- _TASK PROMPT_: Copy every line that contains the string "document" from the entries below.

- _TASK MATERIAL_:
-- Begin --

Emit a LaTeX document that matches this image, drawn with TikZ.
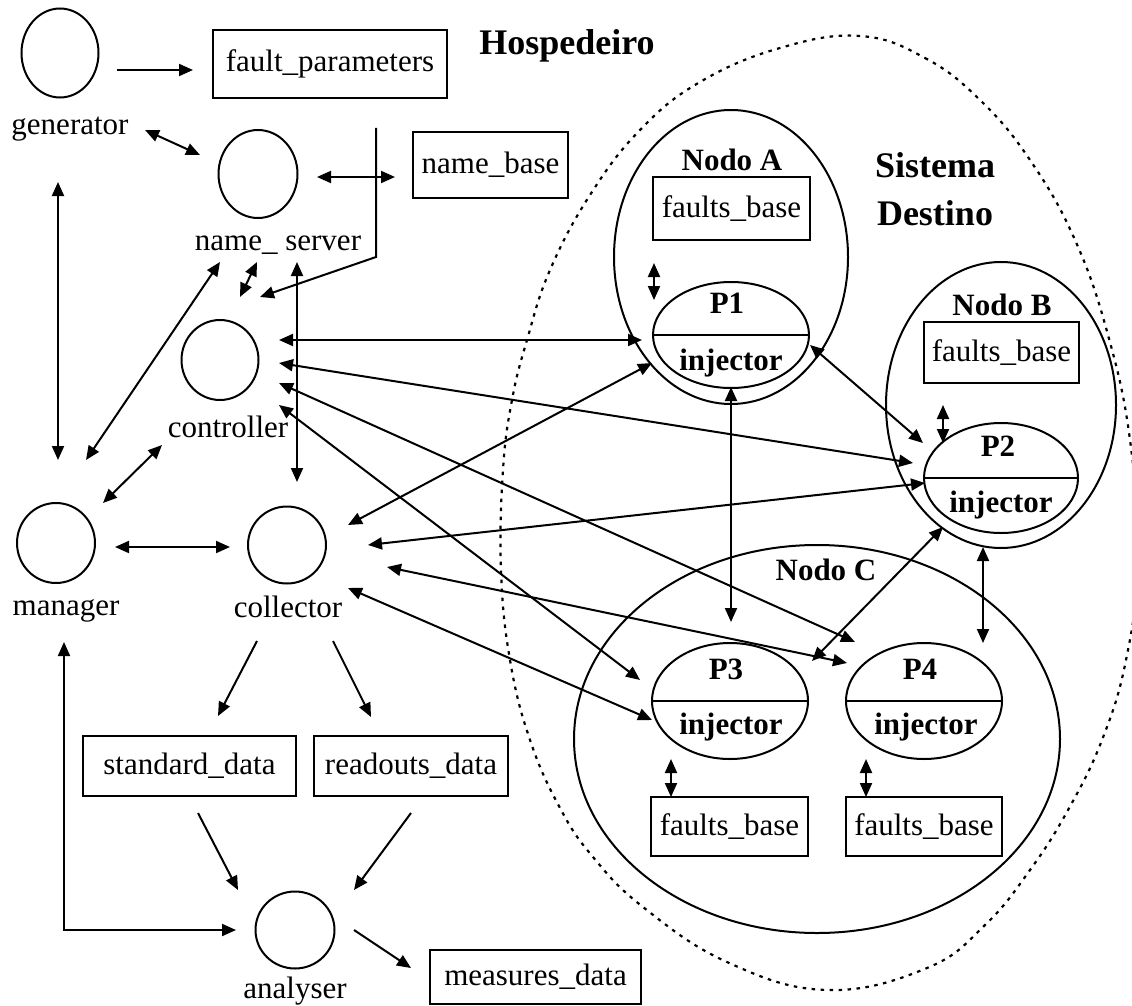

-- End --
-- Begin --

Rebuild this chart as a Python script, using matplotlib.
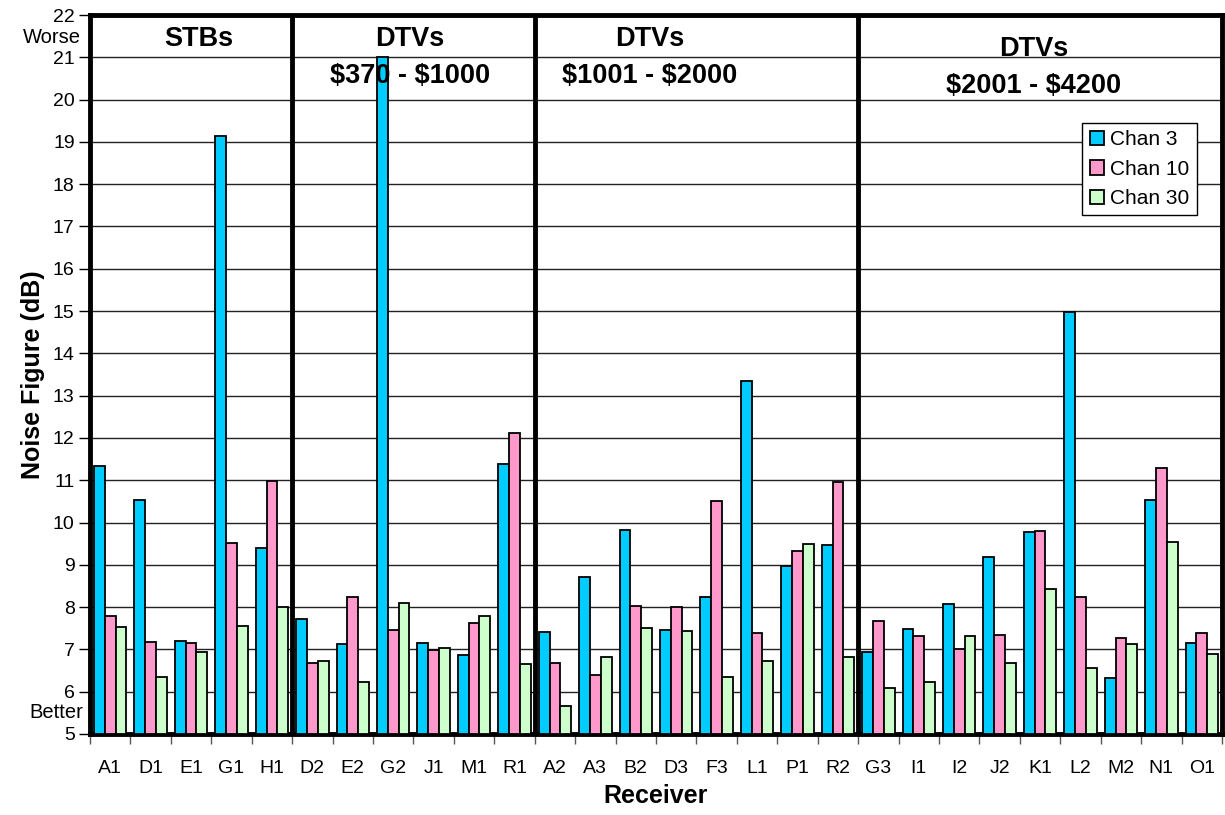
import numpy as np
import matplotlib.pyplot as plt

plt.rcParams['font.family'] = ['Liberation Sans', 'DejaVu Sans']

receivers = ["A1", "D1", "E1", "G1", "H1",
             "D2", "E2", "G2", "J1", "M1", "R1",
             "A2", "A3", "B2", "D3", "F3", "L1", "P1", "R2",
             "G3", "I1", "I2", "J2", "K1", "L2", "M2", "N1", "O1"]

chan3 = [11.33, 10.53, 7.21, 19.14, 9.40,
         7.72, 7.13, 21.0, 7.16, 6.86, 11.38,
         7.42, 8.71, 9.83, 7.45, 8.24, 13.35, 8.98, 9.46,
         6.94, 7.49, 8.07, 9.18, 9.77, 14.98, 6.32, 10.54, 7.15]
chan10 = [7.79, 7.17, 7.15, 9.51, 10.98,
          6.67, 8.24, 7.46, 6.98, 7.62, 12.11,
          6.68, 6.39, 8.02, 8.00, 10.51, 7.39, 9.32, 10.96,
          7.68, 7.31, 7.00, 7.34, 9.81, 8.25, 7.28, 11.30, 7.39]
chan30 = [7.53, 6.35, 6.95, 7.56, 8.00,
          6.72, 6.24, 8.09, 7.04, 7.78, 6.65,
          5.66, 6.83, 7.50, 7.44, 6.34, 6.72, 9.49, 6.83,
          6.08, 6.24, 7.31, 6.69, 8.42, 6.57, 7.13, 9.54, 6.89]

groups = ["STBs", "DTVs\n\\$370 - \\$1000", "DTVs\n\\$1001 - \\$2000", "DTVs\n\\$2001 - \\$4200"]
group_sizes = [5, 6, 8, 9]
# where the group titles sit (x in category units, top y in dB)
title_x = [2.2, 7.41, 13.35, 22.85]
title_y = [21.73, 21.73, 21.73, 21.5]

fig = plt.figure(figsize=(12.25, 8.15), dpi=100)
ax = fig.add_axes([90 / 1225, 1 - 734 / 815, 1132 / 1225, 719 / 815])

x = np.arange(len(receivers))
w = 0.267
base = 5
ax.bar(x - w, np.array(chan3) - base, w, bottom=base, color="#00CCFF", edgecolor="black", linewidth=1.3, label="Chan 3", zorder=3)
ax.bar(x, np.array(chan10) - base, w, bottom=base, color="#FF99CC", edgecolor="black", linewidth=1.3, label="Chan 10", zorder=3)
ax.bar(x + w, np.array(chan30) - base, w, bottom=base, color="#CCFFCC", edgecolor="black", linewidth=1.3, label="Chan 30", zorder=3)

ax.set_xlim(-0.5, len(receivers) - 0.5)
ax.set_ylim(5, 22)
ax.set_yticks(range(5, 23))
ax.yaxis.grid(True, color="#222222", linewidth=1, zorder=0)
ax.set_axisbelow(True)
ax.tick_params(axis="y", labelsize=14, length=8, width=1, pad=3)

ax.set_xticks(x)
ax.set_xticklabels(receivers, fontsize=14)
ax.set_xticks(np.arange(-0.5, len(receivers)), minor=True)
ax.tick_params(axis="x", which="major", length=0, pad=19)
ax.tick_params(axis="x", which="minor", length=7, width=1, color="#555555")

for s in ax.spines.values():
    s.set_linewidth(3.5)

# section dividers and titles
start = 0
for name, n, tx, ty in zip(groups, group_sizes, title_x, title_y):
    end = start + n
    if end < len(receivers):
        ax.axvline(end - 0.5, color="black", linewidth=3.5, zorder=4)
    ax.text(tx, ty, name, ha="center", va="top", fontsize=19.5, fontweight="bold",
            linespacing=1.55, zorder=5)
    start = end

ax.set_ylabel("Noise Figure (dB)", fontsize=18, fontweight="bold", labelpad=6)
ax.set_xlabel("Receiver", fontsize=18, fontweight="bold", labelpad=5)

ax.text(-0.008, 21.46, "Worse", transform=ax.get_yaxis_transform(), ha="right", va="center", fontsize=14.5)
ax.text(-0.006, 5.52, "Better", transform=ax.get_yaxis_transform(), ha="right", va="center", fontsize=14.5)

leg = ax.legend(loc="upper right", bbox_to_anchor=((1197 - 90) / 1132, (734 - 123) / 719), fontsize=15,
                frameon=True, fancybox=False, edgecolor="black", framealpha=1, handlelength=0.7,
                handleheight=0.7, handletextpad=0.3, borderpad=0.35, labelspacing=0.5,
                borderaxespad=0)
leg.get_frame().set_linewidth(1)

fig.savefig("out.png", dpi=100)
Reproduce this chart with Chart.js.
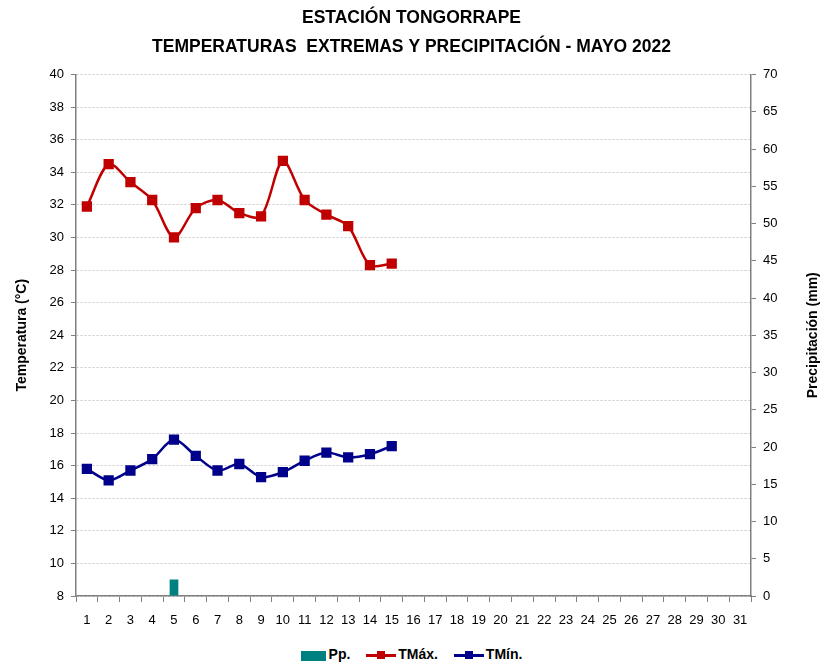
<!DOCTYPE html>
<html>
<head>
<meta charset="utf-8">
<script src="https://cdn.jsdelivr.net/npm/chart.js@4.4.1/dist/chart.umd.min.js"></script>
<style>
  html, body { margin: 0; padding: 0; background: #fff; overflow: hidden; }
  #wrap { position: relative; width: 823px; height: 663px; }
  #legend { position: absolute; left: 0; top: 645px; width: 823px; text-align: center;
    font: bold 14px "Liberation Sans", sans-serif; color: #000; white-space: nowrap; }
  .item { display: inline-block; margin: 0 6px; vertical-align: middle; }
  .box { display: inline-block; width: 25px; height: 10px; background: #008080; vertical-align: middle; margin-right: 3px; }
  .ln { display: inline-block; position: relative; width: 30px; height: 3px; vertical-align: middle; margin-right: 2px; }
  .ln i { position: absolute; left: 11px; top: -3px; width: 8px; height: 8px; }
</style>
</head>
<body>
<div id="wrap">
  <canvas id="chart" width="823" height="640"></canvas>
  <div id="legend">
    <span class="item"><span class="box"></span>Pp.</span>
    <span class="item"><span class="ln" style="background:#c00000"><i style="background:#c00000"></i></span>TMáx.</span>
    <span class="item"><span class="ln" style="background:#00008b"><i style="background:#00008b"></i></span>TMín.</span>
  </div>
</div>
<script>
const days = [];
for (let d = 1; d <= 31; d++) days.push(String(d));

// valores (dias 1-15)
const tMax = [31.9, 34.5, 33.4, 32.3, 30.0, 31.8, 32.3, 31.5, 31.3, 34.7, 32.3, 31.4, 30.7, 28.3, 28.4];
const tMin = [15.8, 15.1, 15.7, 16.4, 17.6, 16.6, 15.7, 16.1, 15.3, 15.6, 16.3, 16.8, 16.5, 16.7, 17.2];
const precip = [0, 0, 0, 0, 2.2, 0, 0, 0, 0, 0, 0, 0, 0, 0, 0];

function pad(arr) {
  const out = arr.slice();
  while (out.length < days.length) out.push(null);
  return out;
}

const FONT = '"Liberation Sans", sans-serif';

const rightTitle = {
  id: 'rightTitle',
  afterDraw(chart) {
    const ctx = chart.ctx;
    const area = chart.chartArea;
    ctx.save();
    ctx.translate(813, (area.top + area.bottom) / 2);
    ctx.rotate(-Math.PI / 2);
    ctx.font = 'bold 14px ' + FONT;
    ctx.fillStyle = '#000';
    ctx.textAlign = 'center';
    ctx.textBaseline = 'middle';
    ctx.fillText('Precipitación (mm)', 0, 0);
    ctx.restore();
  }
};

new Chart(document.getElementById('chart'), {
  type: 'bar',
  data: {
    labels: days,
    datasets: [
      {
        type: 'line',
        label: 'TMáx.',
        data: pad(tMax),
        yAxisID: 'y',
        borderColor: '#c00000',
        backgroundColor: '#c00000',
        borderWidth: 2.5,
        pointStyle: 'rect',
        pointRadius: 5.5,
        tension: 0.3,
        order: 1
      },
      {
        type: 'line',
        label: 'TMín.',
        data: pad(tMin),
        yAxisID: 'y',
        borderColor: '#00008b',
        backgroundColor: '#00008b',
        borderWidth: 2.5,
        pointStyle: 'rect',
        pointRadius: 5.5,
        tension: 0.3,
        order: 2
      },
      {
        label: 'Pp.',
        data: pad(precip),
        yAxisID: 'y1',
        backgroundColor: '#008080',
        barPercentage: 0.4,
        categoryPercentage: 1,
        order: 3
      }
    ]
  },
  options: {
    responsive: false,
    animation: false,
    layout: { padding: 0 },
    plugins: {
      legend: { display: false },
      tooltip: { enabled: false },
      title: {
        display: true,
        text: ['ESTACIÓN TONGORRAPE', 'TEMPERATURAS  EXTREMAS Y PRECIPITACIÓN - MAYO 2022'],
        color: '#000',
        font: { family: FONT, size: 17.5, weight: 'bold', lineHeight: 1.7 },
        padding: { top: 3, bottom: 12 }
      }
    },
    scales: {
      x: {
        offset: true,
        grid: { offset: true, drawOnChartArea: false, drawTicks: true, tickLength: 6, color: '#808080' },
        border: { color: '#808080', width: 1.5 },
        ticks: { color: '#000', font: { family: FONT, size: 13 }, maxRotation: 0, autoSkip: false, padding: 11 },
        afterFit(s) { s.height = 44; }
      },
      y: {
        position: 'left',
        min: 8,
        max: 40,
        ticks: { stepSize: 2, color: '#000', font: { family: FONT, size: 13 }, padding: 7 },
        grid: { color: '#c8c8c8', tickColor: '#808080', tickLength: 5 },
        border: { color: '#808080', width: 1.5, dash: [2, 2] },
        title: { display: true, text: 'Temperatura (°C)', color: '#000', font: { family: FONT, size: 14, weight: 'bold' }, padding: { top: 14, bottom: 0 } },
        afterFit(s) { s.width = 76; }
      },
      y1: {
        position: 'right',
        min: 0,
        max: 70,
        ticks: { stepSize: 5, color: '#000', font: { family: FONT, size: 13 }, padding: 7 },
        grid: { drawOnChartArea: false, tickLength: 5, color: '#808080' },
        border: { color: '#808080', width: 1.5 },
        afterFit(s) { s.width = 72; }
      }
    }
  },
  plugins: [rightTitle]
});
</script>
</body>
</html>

-- End --

- _REPLY_:
Emit a LaTeX document that matches this image, drawn with TikZ.
new Chart(document.getElementById('chart'), {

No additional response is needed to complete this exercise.